On Tuesday, OPAP reported revenue of €369m in the three months ending September 30, a 3.2% rise from the same period last year. Gross profit from gaming operations was up 5.2% to €146m, but earnings slipped 6.1% to €87.2m and net profit dropped 10% to €39m.
The company was keen to point out that the negative earnings and net profit figures were actually in positive territory when viewed through a ‘like for like’ filter, i.e. stripping out the €14.7m the company netted in Q3 2017 from a reversal of litigation provisions.
OPAP’s revenue has gotten a boost all this year from its ongoing rollout of its new video lottery terminals (VLT) and self-service betting terminals (SSBT). As of September 30, OPAP had installed 16,043 VLTs, up from 13,775 at the end of Q2, while the 4,016 installed SSBTs was essentially unchanged.
The importance of those VLTs can’t be understated,
as they contributed revenue of €50.8m in Q3, three times greater year-on-year. On a year-to-date basis, VLT revenue is up nearly six-fold to €140.2m. OPAP ultimately plans to install a total of 25k VLTs under the terms of its deal with the government.

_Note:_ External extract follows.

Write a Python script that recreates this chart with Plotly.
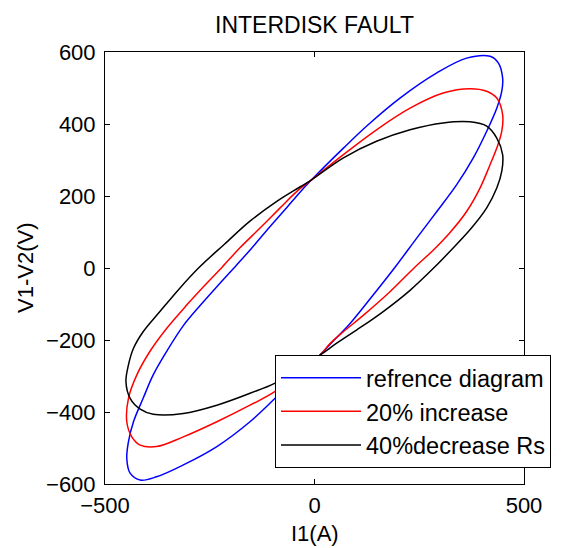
import plotly.graph_objects as go

# Values (I1 in A, V1-V2 in V)
ref_x = [419, 439, 449, 447, 435, 411, 379, 339, 292, 244, 194, 140, 85, 42, 12,
         -94, -154, -233, -313, -377, -416, -440, -448, -444, -432, -409, -385, -353,
         -313, -272, -230, -190, -150, -106, -66, -35, -7, 69, 128, 204, 292, 363, 419]
ref_y = [588, 569, 528, 491, 444, 380, 306, 231, 157, 83, 5, -75, -154, -206, -243,
         -362, -427, -496, -547, -580, -589, -570, -529, -482, -427, -362, -297, -232,
         -160, -103, -48, 3, 55, 115, 168, 210, 245, 333, 398, 472, 542, 583, 588]

inc_x = [371, 411, 435, 449, 447, 435, 419, 395, 363, 323, 282, 240, 180, 117, 69, 37, 12,
         -94, -154, -233, -313, -377, -416, -436, -448, -444, -424, -393, -353, -305, -260,
         -220, -178, -130, -82, -42, -7, 69, 148, 228, 307, 371]
inc_y = [498, 491, 472, 426, 380, 333, 287, 222, 157, 98, 48, 3, -66, -131, -177, -210, -243,
         -343, -381, -427, -469, -496, -492, -469, -427, -362, -297, -232, -168, -103, -46,
         3, 56, 111, 167, 213, 245, 315, 384, 444, 486, 498]

dec_x = [371, 411, 435, 449, 447, 435, 411, 371, 323, 288, 228, 164, 101, 53, 12,
         -94, -154, -233, -313, -385, -416, -440, -450, -444, -432, -409, -369, -323, -275,
         -215, -154, -90, -35, -7, 69, 148, 228, 307, 371]
dec_y = [406, 394, 361, 315, 269, 222, 167, 106, 46, 4, -62, -121, -172, -209, -243,
         -320, -348, -381, -404, -406, -392, -362, -316, -269, -223, -177, -121, -58, 2,
         66, 130, 185, 225, 245, 306, 352, 384, 403, 406]

names = ["refrence diagram", "20% increase", "40%decrease Rs"]
colors = ["#0000FF", "#FF0000", "#000000"]

FONT = "Liberation Sans, Arial, sans-serif"

fig = go.Figure()
for xs, ys, nm, col in zip([ref_x, inc_x, dec_x], [ref_y, inc_y, dec_y], names, colors):
    fig.add_trace(go.Scatter(x=xs, y=ys, mode="lines", name=nm,
                             line=dict(color=col, width=1.5, shape="spline", smoothing=1.0)))

axis_common = dict(showgrid=False, zeroline=False, showline=True, linecolor="black",
                   linewidth=1, mirror="allticks", ticks="inside", ticklen=5,
                   tickcolor="black", tickfont=dict(family=FONT, size=22, color="black"))

fig.update_xaxes(range=[-500, 500], tickvals=[-500, 0, 500], ticklabelstandoff=2, **axis_common)
fig.update_yaxes(range=[-600, 600], tickvals=[-600, -400, -200, 0, 200, 400, 600],
                 ticklabelstandoff=4, **axis_common)

W, H = 555, 540
fig.update_layout(
    width=W, height=H,
    margin=dict(l=97, r=39, t=44, b=64),
    paper_bgcolor="white", plot_bgcolor="white",
    font=dict(family=FONT, color="black"),
    title=dict(text="INTERDISK FAULT", x=0.5, xref="paper", xanchor="center",
               y=1 - 17 / H, yref="container", yanchor="middle",
               font=dict(family=FONT, size=23, color="black")),
    legend=dict(x=0.4057, y=0.2986, xanchor="left", yanchor="top",
                bgcolor="white", bordercolor="black", borderwidth=1,
                font=dict(family=FONT, size=23.5, color="black"), itemwidth=80),
    annotations=[
        dict(text="I1(A)", x=0.5, y=-0.1157, xref="paper", yref="paper",
             xanchor="center", yanchor="middle", showarrow=False,
             font=dict(family=FONT, size=22, color="black")),
        dict(text="V1-V2(V)", x=-0.1909, y=0.5, xref="paper", yref="paper",
             xanchor="center", yanchor="middle", showarrow=False, textangle=-90,
             font=dict(family=FONT, size=22, color="black")),
    ],
)

fig.write_html("out.html")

Lottery operations remain OPAP’s bread and butter, although Q3 lottery revenue was down 2.2% to €189.6m. The Instant & Passives segment was also negative, falling 11% to €31m.
The quarter was supposed to see the long-delayed launch of OPAP’s new online sports betting platform, Pamestoixima.gr, but the commercial launch didn’t actually happen until this month. The platform, which offers a wider variety of betting events, plus live streaming and cash-out options, is also available via a mobile betting app.
OPAP ended Q3 by announcing a deal to acquire a €50m stake in TCB Holdings,
the parent company of the Stoiximan Group, which operates online gambling in Greece, Cyprus, Germany and Romania. However, the deal has yet to close and OPAP’s Q3 report made no mention of its progress.
OPAP is looking to solidify its online position in Greece as the country prepares to (finally) update its online gambling licensing regime. The current plan is to charge would-be licensees €4m for the right to offer online sports betting while other online options will cost an additional €1m.